I participated in a helper seminar a couple of years ago. We had to do all the different parts of the SchH protection routine. If I would have been a bit smoother, I would have certified at Basic level, but they put me at entry level. Not sure why, looking at the definition. I completed the seminar and evaluation, and have a helper book..., but now I have a bum knee and probably couldn't take the physical stress. I will put on a sleeve and give a dog a bite, no problem there... and I enjoy it. I also figure that it gives me a different perspective for my training.


----------



## Chris Wild (Dec 14, 2001)

I do helperwork, both sleeve and suit, pretty much every week. I love it! Lots of fun and definitely gives you a different perspective and way to develop different skills and understanding. Though I can't say I'm fond of the giant bruises that appear a couple days later after suit work.


----------



## GSDBESTK9 (Mar 26, 2002)

I've done it too and I loved it!







But like you, I'm just a little thing and not strong enough.


----------



## Joker (Sep 15, 2006)

I'll let a girl work my dog for fun/playing load the blinds or to get to learn the perspective on the helper side of things or puppy stuff. But sorry gals unless your freak of nature ya ain't working my dog.


----------



## Castlemaid (Jun 29, 2006)

> Originally Posted By: JokerI'll let a girl work my dog for fun/playing load the blinds or to get to learn the perspective on the helper side of things or puppy stuff. But sorry gals unless your freak of nature ya ain't working my dog.


That's okay, Joker, most "girls" are busy with school, and homework, and such. 

But there are a lot of ladies and experienced women trainers out there who would do just fine, I am sure.


----------



## Catu (Sep 6, 2007)

I agree with you Jocker, even if I don't want to. 

There is need a lot of strenght and muscle to be a good helper and unless I start swiming several hours a day and playing rugby I'll never have what it requires. Nor I want to look like those German shot-put athletes that need and ADN test to discard they are not XXY.

I like to play with the sleeve, reviers and to do puppy work, but I let the rest to men.


----------



## Joker (Sep 15, 2006)

> Originally Posted By: Castlemaid
> 
> 
> > Originally Posted By: JokerI'll let a girl work my dog for fun/playing load the blinds or to get to learn the perspective on the helper side of things or puppy stuff. But sorry gals unless your freak of nature ya ain't working my dog.
> ...


You got me thinking back your rite. In Catholic school when I was a kid there were a couple of nuns that prolly could bring it not sure what a dogs reaction to the habit would be but I'm sure I could work something like this into a couple of bite work sessions could be fun.


----------



## Sarah'sSita (Oct 27, 2001)

I don't know, "Joker" although rare, there are women who can do helper work. A hem, some people think I am a "freak of Nature" especially in high school when I was asked to go out for football!
Oh I better get back to ironing and tending to the cooking and cleaning.
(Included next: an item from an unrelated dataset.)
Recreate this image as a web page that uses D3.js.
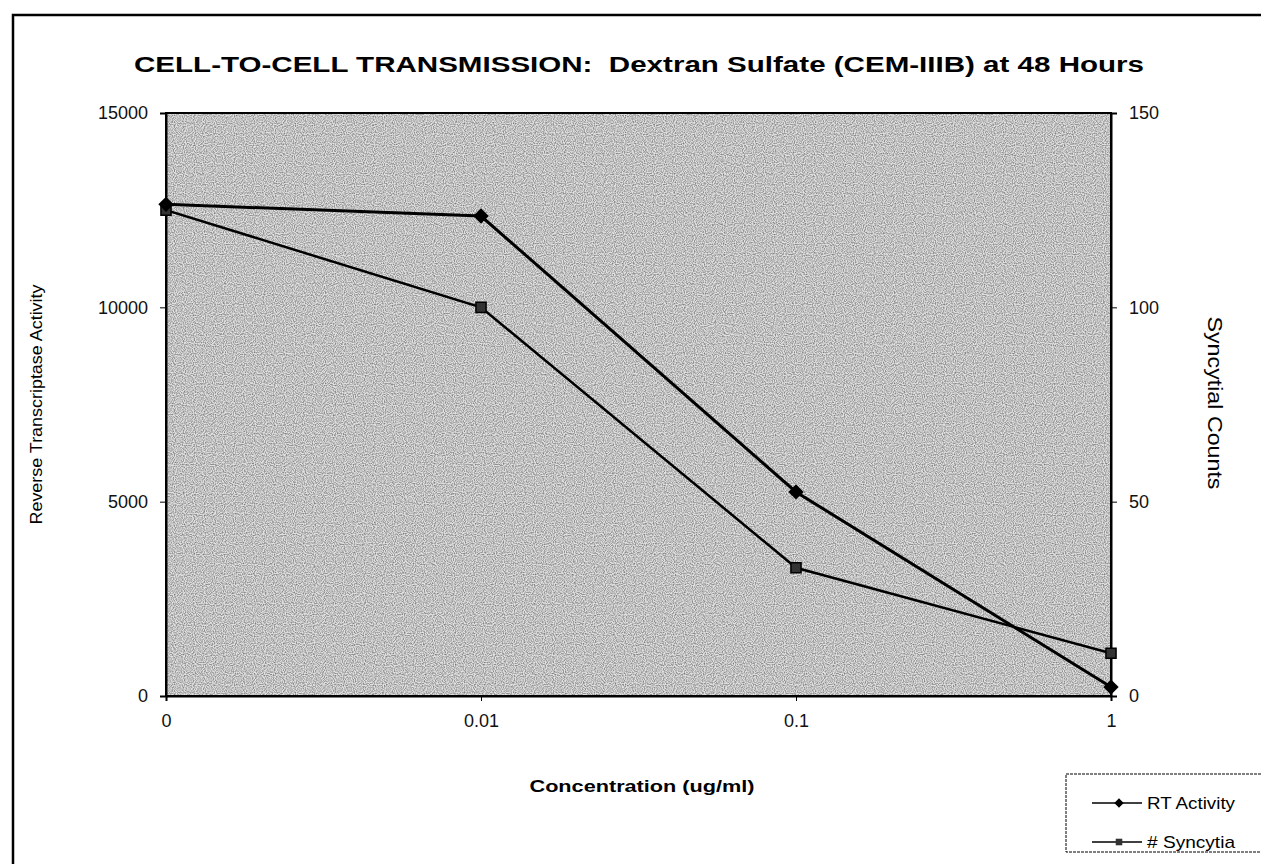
<!DOCTYPE html>
<html>
<head>
<meta charset="utf-8">
<script src="https://cdn.jsdelivr.net/npm/d3@7"></script>
<style>
    body { margin: 0; background: #fff; }
    svg { display: block; font-family: "Liberation Sans", Arial, sans-serif; }
</style>
</head>
<body>
<svg id="chart" width="1261" height="864"></svg>
<script>
// data
var concentrations = ["0", "0.01", "0.1", "1"];
var rtActivity = [12650, 12350, 5250, 230];
var syncytia = [125, 100, 33, 11];
var leftTicks = [0, 5000, 10000, 15000];
var rightTicks = [0, 50, 100, 150];

var svg = d3.select("#chart"),
    width = +svg.attr("width"),
    height = +svg.attr("height");

var plot = {left: 166, right: 1111, top: 113, bottom: 696};

// outer frame of the scanned page
svg.append("rect")
    .attr("x", 13).attr("y", 15)
    .attr("width", width + 20).attr("height", height + 20)
    .attr("fill", "none").attr("stroke", "#000").attr("stroke-width", 2.5);

var x = d3.scalePoint().domain(concentrations).range([plot.left, plot.right]);
var yLeft = d3.scaleLinear().domain([0, 15000]).range([plot.bottom, plot.top]);
var yRight = d3.scaleLinear().domain([0, 150]).range([plot.bottom, plot.top]);

// grey stipple of the plot area
var defs = svg.append("defs");
var filt = defs.append("filter").attr("id", "grain");
filt.append("feTurbulence").attr("type", "fractalNoise").attr("baseFrequency", 0.9).attr("numOctaves", 1).attr("seed", 3);
filt.append("feColorMatrix").attr("type", "matrix")
    .attr("values", "0 0 0 0 0  0 0 0 0 0  0 0 0 0 0  0 0 0 -1.6 1.05");
filt.append("feComposite").attr("in2", "SourceGraphic").attr("operator", "in");

svg.append("rect")
    .attr("x", plot.left).attr("y", plot.top)
    .attr("width", plot.right - plot.left).attr("height", plot.bottom - plot.top)
    .attr("fill", "#e2e2e2");
svg.append("rect")
    .attr("x", plot.left).attr("y", plot.top)
    .attr("width", plot.right - plot.left).attr("height", plot.bottom - plot.top)
    .attr("fill", "#000").attr("filter", "url(#grain)").attr("opacity", 0.6);

svg.append("rect")
    .attr("x", plot.left).attr("y", plot.top)
    .attr("width", plot.right - plot.left).attr("height", plot.bottom - plot.top)
    .attr("fill", "none").attr("stroke", "#000").attr("stroke-width", 2);

// axes
var axisLeft = d3.axisLeft(yLeft).tickValues(leftTicks).tickSize(6).tickPadding(12).tickFormat(d3.format("d"));
var gl = svg.append("g").attr("transform", "translate(" + plot.left + ",0)").call(axisLeft);

var axisRight = d3.axisRight(yRight).tickValues(rightTicks).tickSize(6).tickPadding(12).tickFormat(d3.format("d"));
var gr = svg.append("g").attr("transform", "translate(" + plot.right + ",0)").call(axisRight);

var axisBottom = d3.axisBottom(x).tickSize(5).tickPadding(13);
var gb = svg.append("g").attr("transform", "translate(0," + plot.bottom + ")").call(axisBottom);

[gl, gr, gb].forEach(function (g) {
    g.select(".domain").attr("stroke", "#000").attr("stroke-width", 2);
    g.selectAll(".tick line").attr("stroke", "#000");
    g.selectAll(".tick text").attr("fill", "#111").style("font-size", "18px")
        .style("font-family", "'Liberation Sans', Arial, sans-serif");
});

// series lines
var line = function (scale) {
    return d3.line()
        .x(function (d, i) { return x(concentrations[i]); })
        .y(function (d) { return scale(d); });
};

svg.append("path")
    .attr("d", line(yRight)(syncytia))
    .attr("fill", "none").attr("stroke", "#000").attr("stroke-width", 2.5);

svg.append("path")
    .attr("d", line(yLeft)(rtActivity))
    .attr("fill", "none").attr("stroke", "#000").attr("stroke-width", 3);

var diamond = d3.symbol().type(d3.symbolDiamond2).size(150);
var square = d3.symbol().type(d3.symbolSquare2).size(130);

svg.selectAll(".syn-mark").data(syncytia).enter().append("path")
    .attr("class", "syn-mark")
    .attr("d", square)
    .attr("transform", function (d, i) { return "translate(" + x(concentrations[i]) + "," + yRight(d) + ")"; })
    .attr("fill", "#333").attr("stroke", "#000").attr("stroke-width", 1.5);

svg.selectAll(".rt-mark").data(rtActivity).enter().append("path")
    .attr("class", "rt-mark")
    .attr("d", diamond)
    .attr("transform", function (d, i) { return "translate(" + x(concentrations[i]) + "," + yLeft(d) + ")"; })
    .attr("fill", "#000");

// titles (the scan is a bit stretched, so widths are pinned)
svg.append("text")
    .text("CELL-TO-CELL TRANSMISSION:  Dextran Sulfate (CEM-IIIB) at 48 Hours")
    .attr("x", 639).attr("y", 72)
    .attr("text-anchor", "middle")
    .attr("textLength", 1010).attr("lengthAdjust", "spacingAndGlyphs")
    .style("font-size", "22px").style("font-weight", "bold")
    .style("white-space", "pre");

svg.append("text")
    .text("Reverse Transcriptase Activity")
    .attr("transform", "translate(42," + ((plot.top + plot.bottom) / 2) + ") rotate(-90)")
    .attr("text-anchor", "middle")
    .attr("textLength", 240).attr("lengthAdjust", "spacingAndGlyphs")
    .style("font-size", "17px");

svg.append("text")
    .text("Syncytial Counts")
    .attr("transform", "translate(1208," + (403) + ") rotate(90)")
    .attr("text-anchor", "middle")
    .attr("textLength", 173).attr("lengthAdjust", "spacingAndGlyphs")
    .style("font-size", "20px");

svg.append("text")
    .text("Concentration (ug/ml)")
    .attr("x", 642).attr("y", 792)
    .attr("text-anchor", "middle")
    .attr("textLength", 225).attr("lengthAdjust", "spacingAndGlyphs")
    .style("font-size", "17px").style("font-weight", "bold");

// legend
var legend = svg.append("g").attr("transform", "translate(1066,774)");
legend.append("rect")
    .attr("width", 220).attr("height", 78)
    .attr("fill", "#fff").attr("stroke", "#000").attr("stroke-width", 1)
    .attr("stroke-dasharray", "3,1");

var legendItems = [
    {name: "RT Activity", sym: diamond, fill: "#000"},
    {name: "# Syncytia", sym: square, fill: "#333"}
];
legendItems.forEach(function (d, i) {
    var yy = 29 + i * 39;
    legend.append("line")
        .attr("x1", 26).attr("x2", 76).attr("y1", yy).attr("y2", yy)
        .attr("stroke", "#000").attr("stroke-width", 1.5);
    legend.append("path")
        .attr("d", d.sym.size(55)())
        .attr("transform", "translate(53," + yy + ")")
        .attr("fill", d.fill);
    legend.append("text")
        .text(d.name)
        .attr("x", 81).attr("y", yy + 6)
        .attr("textLength", 88).attr("lengthAdjust", "spacingAndGlyphs")
        .style("font-size", "17px");
});
</script>
</body>
</html>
Say, maybe if you are at training on tuesday, we can dress up our helper in the habit. Bruce or Alberto would love it!


----------



## lhczth (Apr 5, 2000)

One of the strongest and the most knowledgeable helpers I have ever had the pleasure to work with is a woman. That woman could teach you quite a few things Joker.


----------



## Joker (Sep 15, 2006)

> Originally Posted By: lhczthOne of the strongest and the most knowledgeable helpers I have ever had the pleasure to work with is a woman. That woman could teach you quite a few things Joker.
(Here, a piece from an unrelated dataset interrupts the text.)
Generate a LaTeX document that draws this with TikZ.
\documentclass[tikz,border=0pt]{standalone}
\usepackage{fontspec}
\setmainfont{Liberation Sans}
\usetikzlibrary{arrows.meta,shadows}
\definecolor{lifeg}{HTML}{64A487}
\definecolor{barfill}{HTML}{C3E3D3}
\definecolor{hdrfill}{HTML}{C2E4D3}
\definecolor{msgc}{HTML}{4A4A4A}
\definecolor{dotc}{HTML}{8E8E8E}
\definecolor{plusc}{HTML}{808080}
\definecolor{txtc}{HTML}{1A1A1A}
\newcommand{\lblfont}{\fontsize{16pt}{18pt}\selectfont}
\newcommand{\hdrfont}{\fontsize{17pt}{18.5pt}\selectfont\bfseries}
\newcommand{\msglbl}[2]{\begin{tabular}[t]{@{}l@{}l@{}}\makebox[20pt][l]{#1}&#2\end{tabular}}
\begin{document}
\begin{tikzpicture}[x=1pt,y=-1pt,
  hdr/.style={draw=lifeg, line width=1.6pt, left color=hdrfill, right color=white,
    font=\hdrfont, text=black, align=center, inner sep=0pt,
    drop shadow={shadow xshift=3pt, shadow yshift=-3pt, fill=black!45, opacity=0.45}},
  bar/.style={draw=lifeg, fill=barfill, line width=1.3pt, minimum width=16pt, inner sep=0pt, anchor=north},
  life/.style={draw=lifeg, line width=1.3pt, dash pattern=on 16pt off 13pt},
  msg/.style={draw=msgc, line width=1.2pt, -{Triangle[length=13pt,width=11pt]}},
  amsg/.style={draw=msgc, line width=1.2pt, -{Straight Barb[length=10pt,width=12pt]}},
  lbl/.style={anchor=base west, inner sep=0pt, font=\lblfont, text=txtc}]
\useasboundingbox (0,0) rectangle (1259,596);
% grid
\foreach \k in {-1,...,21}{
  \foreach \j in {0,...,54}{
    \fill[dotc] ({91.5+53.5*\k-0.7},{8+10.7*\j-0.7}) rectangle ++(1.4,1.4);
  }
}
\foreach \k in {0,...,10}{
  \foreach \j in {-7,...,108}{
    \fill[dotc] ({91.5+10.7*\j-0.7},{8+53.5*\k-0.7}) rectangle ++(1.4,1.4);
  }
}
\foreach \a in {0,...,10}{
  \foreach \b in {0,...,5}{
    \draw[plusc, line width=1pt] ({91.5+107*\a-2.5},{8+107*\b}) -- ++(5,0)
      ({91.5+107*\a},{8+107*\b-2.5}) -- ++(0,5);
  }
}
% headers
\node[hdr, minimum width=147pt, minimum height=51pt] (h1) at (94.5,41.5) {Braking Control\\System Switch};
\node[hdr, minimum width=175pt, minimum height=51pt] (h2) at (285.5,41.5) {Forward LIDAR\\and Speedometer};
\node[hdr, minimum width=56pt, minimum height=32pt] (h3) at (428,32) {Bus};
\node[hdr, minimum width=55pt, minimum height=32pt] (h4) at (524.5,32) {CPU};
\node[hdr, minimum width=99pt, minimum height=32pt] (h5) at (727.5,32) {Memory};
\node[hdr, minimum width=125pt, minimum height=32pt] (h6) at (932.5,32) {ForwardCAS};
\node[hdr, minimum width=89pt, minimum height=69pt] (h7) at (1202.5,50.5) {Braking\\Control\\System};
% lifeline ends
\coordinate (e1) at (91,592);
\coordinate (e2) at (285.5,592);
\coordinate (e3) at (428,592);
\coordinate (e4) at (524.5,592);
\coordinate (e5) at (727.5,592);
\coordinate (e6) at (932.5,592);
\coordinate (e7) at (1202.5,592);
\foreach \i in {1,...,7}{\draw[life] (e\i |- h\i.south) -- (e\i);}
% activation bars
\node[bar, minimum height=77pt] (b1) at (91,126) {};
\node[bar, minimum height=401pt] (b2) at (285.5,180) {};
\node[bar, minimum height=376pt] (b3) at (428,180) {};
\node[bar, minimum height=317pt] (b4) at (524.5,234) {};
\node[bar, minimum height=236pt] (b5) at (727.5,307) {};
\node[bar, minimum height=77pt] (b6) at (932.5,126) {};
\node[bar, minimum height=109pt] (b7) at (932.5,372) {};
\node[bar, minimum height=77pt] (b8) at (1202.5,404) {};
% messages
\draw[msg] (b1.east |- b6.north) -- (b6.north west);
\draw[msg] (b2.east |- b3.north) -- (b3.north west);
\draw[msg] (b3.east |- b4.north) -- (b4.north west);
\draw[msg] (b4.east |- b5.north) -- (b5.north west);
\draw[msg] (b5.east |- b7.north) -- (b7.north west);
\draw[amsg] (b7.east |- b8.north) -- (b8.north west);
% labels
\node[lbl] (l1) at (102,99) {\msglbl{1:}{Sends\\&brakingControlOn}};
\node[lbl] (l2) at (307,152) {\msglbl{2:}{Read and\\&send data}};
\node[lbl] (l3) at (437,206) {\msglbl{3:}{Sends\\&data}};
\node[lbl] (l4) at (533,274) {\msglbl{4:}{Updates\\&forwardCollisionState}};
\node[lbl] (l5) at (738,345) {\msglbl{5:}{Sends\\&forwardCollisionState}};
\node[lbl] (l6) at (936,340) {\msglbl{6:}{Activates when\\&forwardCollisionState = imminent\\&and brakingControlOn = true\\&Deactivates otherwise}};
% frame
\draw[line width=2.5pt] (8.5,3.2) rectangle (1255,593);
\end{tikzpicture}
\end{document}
 I wont differ with you about teaching but strength sorry I've worked construction for over 30 yrs and worked with some whopper's and they still cant tow the line. The ones that were worth 2 sh!ts are now all broken down and humped over befor there time. Thats reality


----------



## lhczth (Apr 5, 2000)

I wasn't talking body strength, Joker, since the majority of helper work does not lie in physical strength.


----------



## mjbgsd (Jun 29, 2004)

I did it once in my old schH group with my trainer's old rotty, very cool.







But I would never do it with the younger dogs, lol.


----------